# SHORT EXERCISE
Restate the whole listing word for word. Pictures are left out.

# DATASET SECTION
§

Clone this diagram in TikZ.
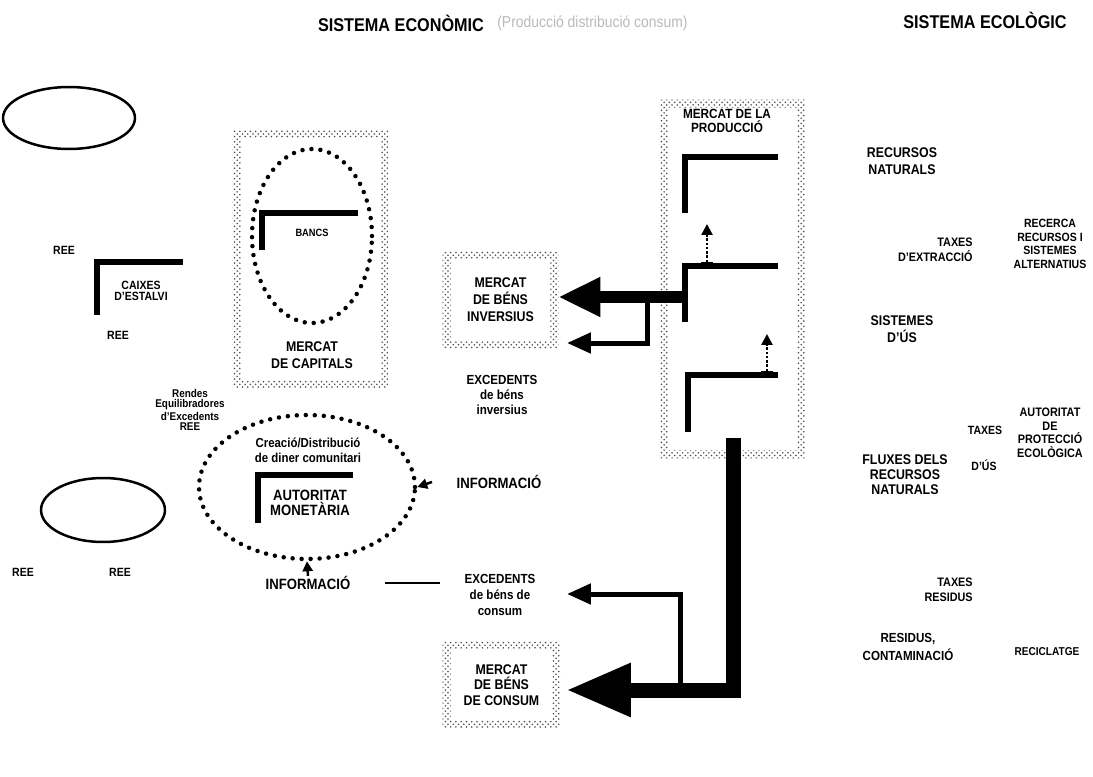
\documentclass[tikz,border=0pt]{standalone}
\usepackage{fontspec}
\setmainfont{Liberation Sans}[FakeStretch=0.88]
\usetikzlibrary{arrows.meta,calc,patterns,shapes.geometric}

\newcommand{\fs}[2]{\fontsize{#1}{#2}\selectfont}
% stippled frame round a box node
\newcommand{\stipframe}[1]{%
  \fill[stipple] (#1.north west) rectangle (#1.south east)
    ($(#1.north west)+(8,8)$) rectangle ($(#1.south east)+(-8,-8)$);}

\begin{document}
\begin{tikzpicture}[x=0.02cm,y=-0.02cm,
  lab/.style={font=\bfseries\fs{8}{9.4},align=center,inner sep=0pt},
  sml/.style={font=\bfseries\fs{6.8}{8},align=center,inner sep=0pt},
  ttl/.style={font=\bfseries\fs{10.5}{12},inner sep=0pt},
  box/.style={rectangle,inner sep=0pt,align=center,font=\bfseries\fs{8}{9.6}},
  stipple/.style={pattern=crosshatch dots,pattern color=black!70,even odd rule},
  dots/.style={draw,ellipse,inner sep=0pt,line width=0.9mm,line cap=round,dash pattern=on 0pt off 1.8mm},
  oval/.style={draw,ellipse,inner sep=0pt,line width=0.5mm},
  brk/.style={line width=1.1mm},
  bigarrow/.style={line width=2.4mm,-{Triangle[length=8.4mm,width=7.4mm]}},
  hugearrow/.style={line width=3mm,line join=miter,-{Triangle[length=13mm,width=10mm]}},
  thinarrow/.style={line width=1mm,line join=miter,-{Triangle[length=4.8mm,width=4mm]}},
  smallarrow/.style={line width=0.5mm,-{Triangle[length=2mm,width=2mm]}},
  dotarrow/.style={line width=0.5mm,densely dotted,{Bar[width=2.4mm]}-{Triangle[length=2.2mm,width=2.2mm]}}]
  \useasboundingbox (0,0) rectangle (1093,777);

  % Titles
  \node[ttl] (econ) at (401,23) {SISTEMA ECONÒMIC};
  \node[font=\fs{9}{10},gray!55,anchor=west,inner sep=0pt] (econsub) at (497,23) {(Producció distribució consum)};
  \node[ttl] (ecol) at (985,20) {SISTEMA ECOLÒGIC};

  % Left column
  \node[oval,minimum width=26.4mm,minimum height=12.4mm] (prodcons) at (69,118) {};
  \node[sml] (ree1) at (64,250) {REE};
  \draw[brk] (183,262) -- (97,262) -- (97,315);
  \node[sml,font=\bfseries\fs{6.8}{6.6}] (caixes) at (141,291) {CAIXES\\D'ESTALVI};
  \node[sml] (ree2) at (118,335) {REE};
  \node[sml,font=\bfseries\fs{6.4}{5.8}] (rendes) at (190,410) {Rendes\\Equilibradores\\d'Excedents\\REE};
  \node[oval,minimum width=24.8mm,minimum height=12.8mm] (estalvi) at (103,510) {};
  \node[sml] (ree3) at (23,572) {REE};
  \node[sml] (ree4) at (120,572) {REE};

  % Mercat de capitals
  \node[box,minimum width=31mm,minimum height=51.6mm] (cap) at (310.5,259) {};
  \stipframe{cap}
  \node[dots,minimum width=24mm,minimum height=34.8mm] (banks) at (312,236) {};
  \draw[brk] (358,213) -- (262,213) -- (262,250);
  \node[sml,font=\bfseries\fs{6}{7}] (bancs) at (312,233) {BANCS};
  \node[lab] (capt) at (312,355) {MERCAT\\DE CAPITALS};

  % Autoritat monetaria
  \node[dots,minimum width=43.2mm,minimum height=28.8mm] (mon) at (307,487) {};
  \node[lab,font=\bfseries\fs{7.4}{8.6}] (creacio) at (308,450) {Creació/Distribució\\de diner comunitari};
  \draw[brk] (353,475) -- (258,475) -- (258,523);
  \node[lab,font=\bfseries\fs{8.5}{8.6}] (autmon) at (310,503) {AUTORITAT\\MONETÀRIA};
  \node[lab,font=\bfseries\fs{8.5}{9}] (info2) at (308,583) {INFORMACIÓ};
  \node[lab,font=\bfseries\fs{8.5}{9}] (info1) at (499,482) {INFORMACIÓ};
  \coordinate (i1) at (432,482);
  \draw[smallarrow] (i1) -- (mon.east);
  \draw[smallarrow] (info2.north) -- (mon.south);
  \coordinate (l1) at (385,583);
  \coordinate (l2) at (440,583);
  \draw[line width=0.4mm] (l1) -- (l2);

  % Mercats de bens
  \node[box,minimum width=23mm,minimum height=19.2mm] (inv) at (500.5,300) {MERCAT\\DE BÉNS\\INVERSIUS};
  \stipframe{inv}
  \node[lab,font=\bfseries\fs{7.5}{8.6}] (exc1) at (502,395) {EXCEDENTS\\de béns\\inversius};
  \node[box,minimum width=23.4mm,minimum height=17.2mm,font=\bfseries\fs{8}{9}] (cons) at (501.5,685) {MERCAT\\DE BÉNS\\DE CONSUM};
  \stipframe{cons}
  \node[lab,font=\bfseries\fs{7.5}{9}] (exc2) at (500,595) {EXCEDENTS\\de béns de\\consum};

  % Mercat de la produccio
  \node[box,minimum width=29mm,minimum height=71.6mm] (prod) at (732.5,279) {};
  \stipframe{prod}
  \node[lab,font=\bfseries\fs{7.6}{7.6}] (prodt) at (727,121) {MERCAT DE LA\\PRODUCCIÓ};
  \draw[brk,line width=1.2mm] (778,157) -- (685,157) -- (685,213);
  \draw[brk,line width=1.2mm] (778,266) -- (685,266) -- (685,322);
  \draw[brk,line width=1.2mm] (778,375) -- (688,375) -- (688,432);
  \draw[dotarrow] (707,264) -- (707,224);
  \draw[dotarrow] (767,373) -- (767,334);

  % Flows out of production
  \coordinate (f1) at (647,297);
  \coordinate (e1) at (567,343);
  \draw[thinarrow] (f1) |- (e1);
  \coordinate (p2) at (688,297);
  \draw[bigarrow] (p2) -- (p2 -| inv.east);
  \coordinate (f2) at (680,690);
  \coordinate (e2) at (567,594);
  \draw[thinarrow] (f2) |- (e2);
  \coordinate (p3) at (733,438);
  \coordinate (c1) at (566,690);
  \draw[hugearrow] (p3) |- (c1);

  % Sistema ecologic
  \node[lab,font=\bfseries\fs{8}{9.6}] (recnat) at (902,161) {RECURSOS\\NATURALS};
  \node[sml,font=\bfseries\fs{7}{8.5},anchor=east,align=right] (taxext) at (973,250) {TAXES\\D'EXTRACCIÓ};
  \node[sml,font=\bfseries\fs{6.8}{7.8}] (recerca) at (1050,244) {RECERCA\\RECURSOS I\\SISTEMES\\ALTERNATIUS};
  \node[lab,font=\bfseries\fs{8}{10}] (sistus) at (902,329) {SISTEMES\\D'ÚS};
  \node[sml] (taxus) at (985,430) {TAXES};
  \node[sml] (dus) at (984,465) {D'ÚS};
  \node[sml,font=\bfseries\fs{7}{7.7}] (autprot) at (1050,433) {AUTORITAT\\DE\\PROTECCIÓ\\ECOLÒGICA};
  \node[lab,font=\bfseries\fs{8}{8.6}] (fluxes) at (905,475) {FLUXES DELS\\RECURSOS\\NATURALS};
  \node[sml,font=\bfseries\fs{7}{8.5},anchor=east,align=right] (taxres) at (973,590) {TAXES\\RESIDUS};
  \node[lab,font=\bfseries\fs{7.5}{10.5}] (residus) at (908,647) {RESIDUS,\\CONTAMINACIÓ};
  \node[sml,font=\bfseries\fs{6.5}{8}] (recicl) at (1047,652) {RECICLATGE};
\end{tikzpicture}
\end{document}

§

# EXERCISE RESPONSE
Clone this diagram in TikZ.
\documentclass[tikz,border=0pt]{standalone}
\usepackage{fontspec}
\setmainfont{Liberation Sans}[FakeStretch=0.88]
\usetikzlibrary{arrows.meta,calc,patterns,shapes.geometric}

\newcommand{\fs}[2]{\fontsize{#1}{#2}\selectfont}
% stippled frame round a box node
\newcommand{\stipframe}[1]{%
  \fill[stipple] (#1.north west) rectangle (#1.south east)
    ($(#1.north west)+(8,8)$) rectangle ($(#1.south east)+(-8,-8)$);}

\begin{document}
\begin{tikzpicture}[x=0.02cm,y=-0.02cm,
  lab/.style={font=\bfseries\fs{8}{9.4},align=center,inner sep=0pt},
  sml/.style={font=\bfseries\fs{6.8}{8},align=center,inner sep=0pt},
  ttl/.style={font=\bfseries\fs{10.5}{12},inner sep=0pt},
  box/.style={rectangle,inner sep=0pt,align=center,font=\bfseries\fs{8}{9.6}},
  stipple/.style={pattern=crosshatch dots,pattern color=black!70,even odd rule},
  dots/.style={draw,ellipse,inner sep=0pt,line width=0.9mm,line cap=round,dash pattern=on 0pt off 1.8mm},
  oval/.style={draw,ellipse,inner sep=0pt,line width=0.5mm},
  brk/.style={line width=1.1mm},
  bigarrow/.style={line width=2.4mm,-{Triangle[length=8.4mm,width=7.4mm]}},
  hugearrow/.style={line width=3mm,line join=miter,-{Triangle[length=13mm,width=10mm]}},
  thinarrow/.style={line width=1mm,line join=miter,-{Triangle[length=4.8mm,width=4mm]}},
  smallarrow/.style={line width=0.5mm,-{Triangle[length=2mm,width=2mm]}},
  dotarrow/.style={line width=0.5mm,densely dotted,{Bar[width=2.4mm]}-{Triangle[length=2.2mm,width=2.2mm]}}]
  \useasboundingbox (0,0) rectangle (1093,777);

  % Titles
  \node[ttl] (econ) at (401,23) {SISTEMA ECONÒMIC};
  \node[font=\fs{9}{10},gray!55,anchor=west,inner sep=0pt] (econsub) at (497,23) {(Producció distribució consum)};
  \node[ttl] (ecol) at (985,20) {SISTEMA ECOLÒGIC};

  % Left column
  \node[oval,minimum width=26.4mm,minimum height=12.4mm] (prodcons) at (69,118) {};
  \node[sml] (ree1) at (64,250) {REE};
  \draw[brk] (183,262) -- (97,262) -- (97,315);
  \node[sml,font=\bfseries\fs{6.8}{6.6}] (caixes) at (141,291) {CAIXES\\D'ESTALVI};
  \node[sml] (ree2) at (118,335) {REE};
  \node[sml,font=\bfseries\fs{6.4}{5.8}] (rendes) at (190,410) {Rendes\\Equilibradores\\d'Excedents\\REE};
  \node[oval,minimum width=24.8mm,minimum height=12.8mm] (estalvi) at (103,510) {};
  \node[sml] (ree3) at (23,572) {REE};
  \node[sml] (ree4) at (120,572) {REE};

  % Mercat de capitals
  \node[box,minimum width=31mm,minimum height=51.6mm] (cap) at (310.5,259) {};
  \stipframe{cap}
  \node[dots,minimum width=24mm,minimum height=34.8mm] (banks) at (312,236) {};
  \draw[brk] (358,213) -- (262,213) -- (262,250);
  \node[sml,font=\bfseries\fs{6}{7}] (bancs) at (312,233) {BANCS};
  \node[lab] (capt) at (312,355) {MERCAT\\DE CAPITALS};

  % Autoritat monetaria
  \node[dots,minimum width=43.2mm,minimum height=28.8mm] (mon) at (307,487) {};
  \node[lab,font=\bfseries\fs{7.4}{8.6}] (creacio) at (308,450) {Creació/Distribució\\de diner comunitari};
  \draw[brk] (353,475) -- (258,475) -- (258,523);
  \node[lab,font=\bfseries\fs{8.5}{8.6}] (autmon) at (310,503) {AUTORITAT\\MONETÀRIA};
  \node[lab,font=\bfseries\fs{8.5}{9}] (info2) at (308,583) {INFORMACIÓ};
  \node[lab,font=\bfseries\fs{8.5}{9}] (info1) at (499,482) {INFORMACIÓ};
  \coordinate (i1) at (432,482);
  \draw[smallarrow] (i1) -- (mon.east);
  \draw[smallarrow] (info2.north) -- (mon.south);
  \coordinate (l1) at (385,583);
  \coordinate (l2) at (440,583);
  \draw[line width=0.4mm] (l1) -- (l2);

  % Mercats de bens
  \node[box,minimum width=23mm,minimum height=19.2mm] (inv) at (500.5,300) {MERCAT\\DE BÉNS\\INVERSIUS};
  \stipframe{inv}
  \node[lab,font=\bfseries\fs{7.5}{8.6}] (exc1) at (502,395) {EXCEDENTS\\de béns\\inversius};
  \node[box,minimum width=23.4mm,minimum height=17.2mm,font=\bfseries\fs{8}{9}] (cons) at (501.5,685) {MERCAT\\DE BÉNS\\DE CONSUM};
  \stipframe{cons}
  \node[lab,font=\bfseries\fs{7.5}{9}] (exc2) at (500,595) {EXCEDENTS\\de béns de\\consum};

  % Mercat de la produccio
  \node[box,minimum width=29mm,minimum height=71.6mm] (prod) at (732.5,279) {};
  \stipframe{prod}
  \node[lab,font=\bfseries\fs{7.6}{7.6}] (prodt) at (727,121) {MERCAT DE LA\\PRODUCCIÓ};
  \draw[brk,line width=1.2mm] (778,157) -- (685,157) -- (685,213);
  \draw[brk,line width=1.2mm] (778,266) -- (685,266) -- (685,322);
  \draw[brk,line width=1.2mm] (778,375) -- (688,375) -- (688,432);
  \draw[dotarrow] (707,264) -- (707,224);
  \draw[dotarrow] (767,373) -- (767,334);

  % Flows out of production
  \coordinate (f1) at (647,297);
  \coordinate (e1) at (567,343);
  \draw[thinarrow] (f1) |- (e1);
  \coordinate (p2) at (688,297);
  \draw[bigarrow] (p2) -- (p2 -| inv.east);
  \coordinate (f2) at (680,690);
  \coordinate (e2) at (567,594);
  \draw[thinarrow] (f2) |- (e2);
  \coordinate (p3) at (733,438);
  \coordinate (c1) at (566,690);
  \draw[hugearrow] (p3) |- (c1);

  % Sistema ecologic
  \node[lab,font=\bfseries\fs{8}{9.6}] (recnat) at (902,161) {RECURSOS\\NATURALS};
  \node[sml,font=\bfseries\fs{7}{8.5},anchor=east,align=right] (taxext) at (973,250) {TAXES\\D'EXTRACCIÓ};
  \node[sml,font=\bfseries\fs{6.8}{7.8}] (recerca) at (1050,244) {RECERCA\\RECURSOS I\\SISTEMES\\ALTERNATIUS};
  \node[lab,font=\bfseries\fs{8}{10}] (sistus) at (902,329) {SISTEMES\\D'ÚS};
  \node[sml] (taxus) at (985,430) {TAXES};
  \node[sml] (dus) at (984,465) {D'ÚS};
  \node[sml,font=\bfseries\fs{7}{7.7}] (autprot) at (1050,433) {AUTORITAT\\DE\\PROTECCIÓ\\ECOLÒGICA};
  \node[lab,font=\bfseries\fs{8}{8.6}] (fluxes) at (905,475) {FLUXES DELS\\RECURSOS\\NATURALS};
  \node[sml,font=\bfseries\fs{7}{8.5},anchor=east,align=right] (taxres) at (973,590) {TAXES\\RESIDUS};
  \node[lab,font=\bfseries\fs{7.5}{10.5}] (residus) at (908,647) {RESIDUS,\\CONTAMINACIÓ};
  \node[sml,font=\bfseries\fs{6.5}{8}] (recicl) at (1047,652) {RECICLATGE};
\end{tikzpicture}
\end{document}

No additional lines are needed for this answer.